*Aim*. Output each line exactly as it appears, skipping any embedded picture.

*Information shown*.
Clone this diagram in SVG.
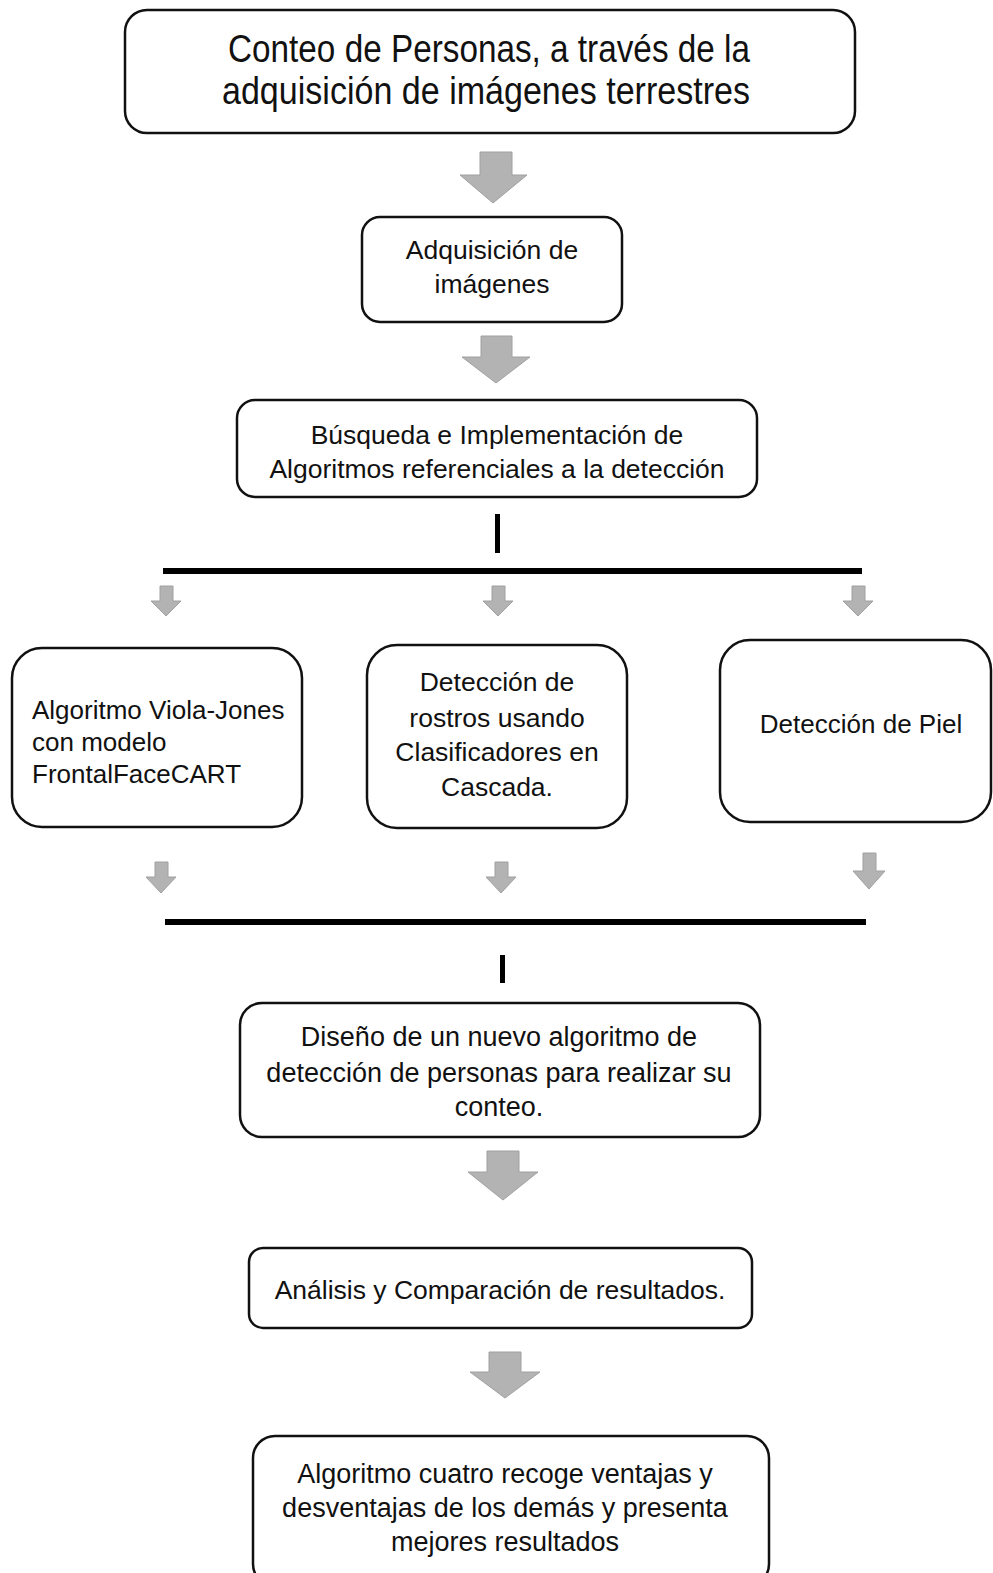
<svg xmlns="http://www.w3.org/2000/svg" width="993" height="1573" viewBox="0 0 993 1573">
<style>
.box{fill:#fff;stroke:#111;stroke-width:2.5}
.t{font-family:"Liberation Sans",Arial,sans-serif;fill:#111;font-size:26.5px}
.c{text-anchor:middle}
.big{font-size:38px}
.s26{font-size:26px}
.s27{font-size:27px}
.arr{fill:#b3b3b3;stroke:#a0a0a0;stroke-width:1}
.bar{fill:#000}
</style>
<rect width="993" height="1573" fill="#fff"/>
<g id="connectors">
<path class="arr" d="M480,152 H512 V175 H527 L493,203 L460,175 H480 Z"/>
<path class="arr" d="M481,336 H512 V357 H530 L496,383 L462,357 H481 Z"/>
<rect class="bar" x="495" y="514" width="5" height="39"/>
<rect class="bar" x="163" y="568" width="699" height="6"/>
<path class="arr" d="M160,586 H173 V601 H181 L166,616 L151,601 H160 Z"/>
<path class="arr" d="M492,586 H505 V601 H513 L498,616 L483,601 H492 Z"/>
<path class="arr" d="M852,586 H865 V601 H873 L858,616 L843,601 H852 Z"/>
<path class="arr" d="M155,862 H168 V877 H176 L161,893 L146,877 H155 Z"/>
<path class="arr" d="M495,862 H508 V877 H516 L501,893 L486,877 H495 Z"/>
<path class="arr" d="M863,853 H876 V871 H885 L869,889 L853,871 H863 Z"/>
<rect class="bar" x="165" y="919" width="701" height="6"/>
<rect class="bar" x="500" y="955" width="5" height="28"/>
<path class="arr" d="M487,1151 H519 V1172 H538 L503,1200 L468,1172 H487 Z"/>
<path class="arr" d="M489,1352 H521 V1372 H540 L505,1398 L470,1372 H489 Z"/>
</g>
<g id="n1">
<rect class="box" x="125" y="10" width="730" height="123" rx="22"/>
<text class="t c big" x="489" y="62" textLength="522" lengthAdjust="spacingAndGlyphs">Conteo de Personas, a través de la</text>
<text class="t c big" x="486" y="104" textLength="528" lengthAdjust="spacingAndGlyphs">adquisición de imágenes terrestres</text>
</g>
<g id="n2">
<rect class="box" x="362" y="217" width="260" height="105" rx="18"/>
<text class="t c" x="492" y="259">Adquisición de</text>
<text class="t c" x="492" y="293">imágenes</text>
</g>
<g id="n3">
<rect class="box" x="237" y="400" width="520" height="97" rx="18"/>
<text class="t c" x="497" y="444">Búsqueda e Implementación de</text>
<text class="t c" x="497" y="478">Algoritmos referenciales a la detección</text>
</g>
<g id="n4">
<rect class="box" x="12" y="648" width="290" height="179" rx="30"/>
<text class="t s26" x="32" y="719">Algoritmo Viola-Jones</text>
<text class="t s26" x="32" y="751">con modelo</text>
<text class="t s26" x="32" y="783">FrontalFaceCART</text>
</g>
<g id="n5">
<rect class="box" x="367" y="645" width="260" height="183" rx="30"/>
<text class="t c" x="497" y="691">Detección de</text>
<text class="t c" x="497" y="727">rostros usando</text>
<text class="t c" x="497" y="761">Clasificadores en</text>
<text class="t c" x="497" y="796">Cascada.</text>
</g>
<g id="n6">
<rect class="box" x="720" y="640" width="271" height="182" rx="30"/>
<text class="t c s26" x="861" y="733">Detección de Piel</text>
</g>
<g id="n7">
<rect class="box" x="240" y="1003" width="520" height="134" rx="22"/>
<text class="t c s27" x="499" y="1046">Diseño de un nuevo algoritmo de</text>
<text class="t c s27" x="499" y="1082">detección de personas para realizar su</text>
<text class="t c s27" x="499" y="1116">conteo.</text>
</g>
<g id="n8">
<rect class="box" x="249" y="1248" width="503" height="80" rx="14"/>
<text class="t c" x="500" y="1299">Análisis y Comparación de resultados.</text>
</g>
<g id="n9">
<rect class="box" x="253" y="1436" width="516" height="150" rx="22"/>
<text class="t c s27" x="505" y="1483">Algoritmo cuatro recoge ventajas y</text>
<text class="t c s27" x="505" y="1517">desventajas de los demás y presenta</text>
<text class="t c s27" x="505" y="1551">mejores resultados</text>
</g>
</svg>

*Result of the exercise*.
Clone this diagram in SVG.
<svg xmlns="http://www.w3.org/2000/svg" width="993" height="1573" viewBox="0 0 993 1573">
<style>
.box{fill:#fff;stroke:#111;stroke-width:2.5}
.t{font-family:"Liberation Sans",Arial,sans-serif;fill:#111;font-size:26.5px}
.c{text-anchor:middle}
.big{font-size:38px}
.s26{font-size:26px}
.s27{font-size:27px}
.arr{fill:#b3b3b3;stroke:#a0a0a0;stroke-width:1}
.bar{fill:#000}
</style>
<rect width="993" height="1573" fill="#fff"/>
<g id="connectors">
<path class="arr" d="M480,152 H512 V175 H527 L493,203 L460,175 H480 Z"/>
<path class="arr" d="M481,336 H512 V357 H530 L496,383 L462,357 H481 Z"/>
<rect class="bar" x="495" y="514" width="5" height="39"/>
<rect class="bar" x="163" y="568" width="699" height="6"/>
<path class="arr" d="M160,586 H173 V601 H181 L166,616 L151,601 H160 Z"/>
<path class="arr" d="M492,586 H505 V601 H513 L498,616 L483,601 H492 Z"/>
<path class="arr" d="M852,586 H865 V601 H873 L858,616 L843,601 H852 Z"/>
<path class="arr" d="M155,862 H168 V877 H176 L161,893 L146,877 H155 Z"/>
<path class="arr" d="M495,862 H508 V877 H516 L501,893 L486,877 H495 Z"/>
<path class="arr" d="M863,853 H876 V871 H885 L869,889 L853,871 H863 Z"/>
<rect class="bar" x="165" y="919" width="701" height="6"/>
<rect class="bar" x="500" y="955" width="5" height="28"/>
<path class="arr" d="M487,1151 H519 V1172 H538 L503,1200 L468,1172 H487 Z"/>
<path class="arr" d="M489,1352 H521 V1372 H540 L505,1398 L470,1372 H489 Z"/>
</g>
<g id="n1">
<rect class="box" x="125" y="10" width="730" height="123" rx="22"/>
<text class="t c big" x="489" y="62" textLength="522" lengthAdjust="spacingAndGlyphs">Conteo de Personas, a través de la</text>
<text class="t c big" x="486" y="104" textLength="528" lengthAdjust="spacingAndGlyphs">adquisición de imágenes terrestres</text>
</g>
<g id="n2">
<rect class="box" x="362" y="217" width="260" height="105" rx="18"/>
<text class="t c" x="492" y="259">Adquisición de</text>
<text class="t c" x="492" y="293">imágenes</text>
</g>
<g id="n3">
<rect class="box" x="237" y="400" width="520" height="97" rx="18"/>
<text class="t c" x="497" y="444">Búsqueda e Implementación de</text>
<text class="t c" x="497" y="478">Algoritmos referenciales a la detección</text>
</g>
<g id="n4">
<rect class="box" x="12" y="648" width="290" height="179" rx="30"/>
<text class="t s26" x="32" y="719">Algoritmo Viola-Jones</text>
<text class="t s26" x="32" y="751">con modelo</text>
<text class="t s26" x="32" y="783">FrontalFaceCART</text>
</g>
<g id="n5">
<rect class="box" x="367" y="645" width="260" height="183" rx="30"/>
<text class="t c" x="497" y="691">Detección de</text>
<text class="t c" x="497" y="727">rostros usando</text>
<text class="t c" x="497" y="761">Clasificadores en</text>
<text class="t c" x="497" y="796">Cascada.</text>
</g>
<g id="n6">
<rect class="box" x="720" y="640" width="271" height="182" rx="30"/>
<text class="t c s26" x="861" y="733">Detección de Piel</text>
</g>
<g id="n7">
<rect class="box" x="240" y="1003" width="520" height="134" rx="22"/>
<text class="t c s27" x="499" y="1046">Diseño de un nuevo algoritmo de</text>
<text class="t c s27" x="499" y="1082">detección de personas para realizar su</text>
<text class="t c s27" x="499" y="1116">conteo.</text>
</g>
<g id="n8">
<rect class="box" x="249" y="1248" width="503" height="80" rx="14"/>
<text class="t c" x="500" y="1299">Análisis y Comparación de resultados.</text>
</g>
<g id="n9">
<rect class="box" x="253" y="1436" width="516" height="150" rx="22"/>
<text class="t c s27" x="505" y="1483">Algoritmo cuatro recoge ventajas y</text>
<text class="t c s27" x="505" y="1517">desventajas de los demás y presenta</text>
<text class="t c s27" x="505" y="1551">mejores resultados</text>
</g>
</svg>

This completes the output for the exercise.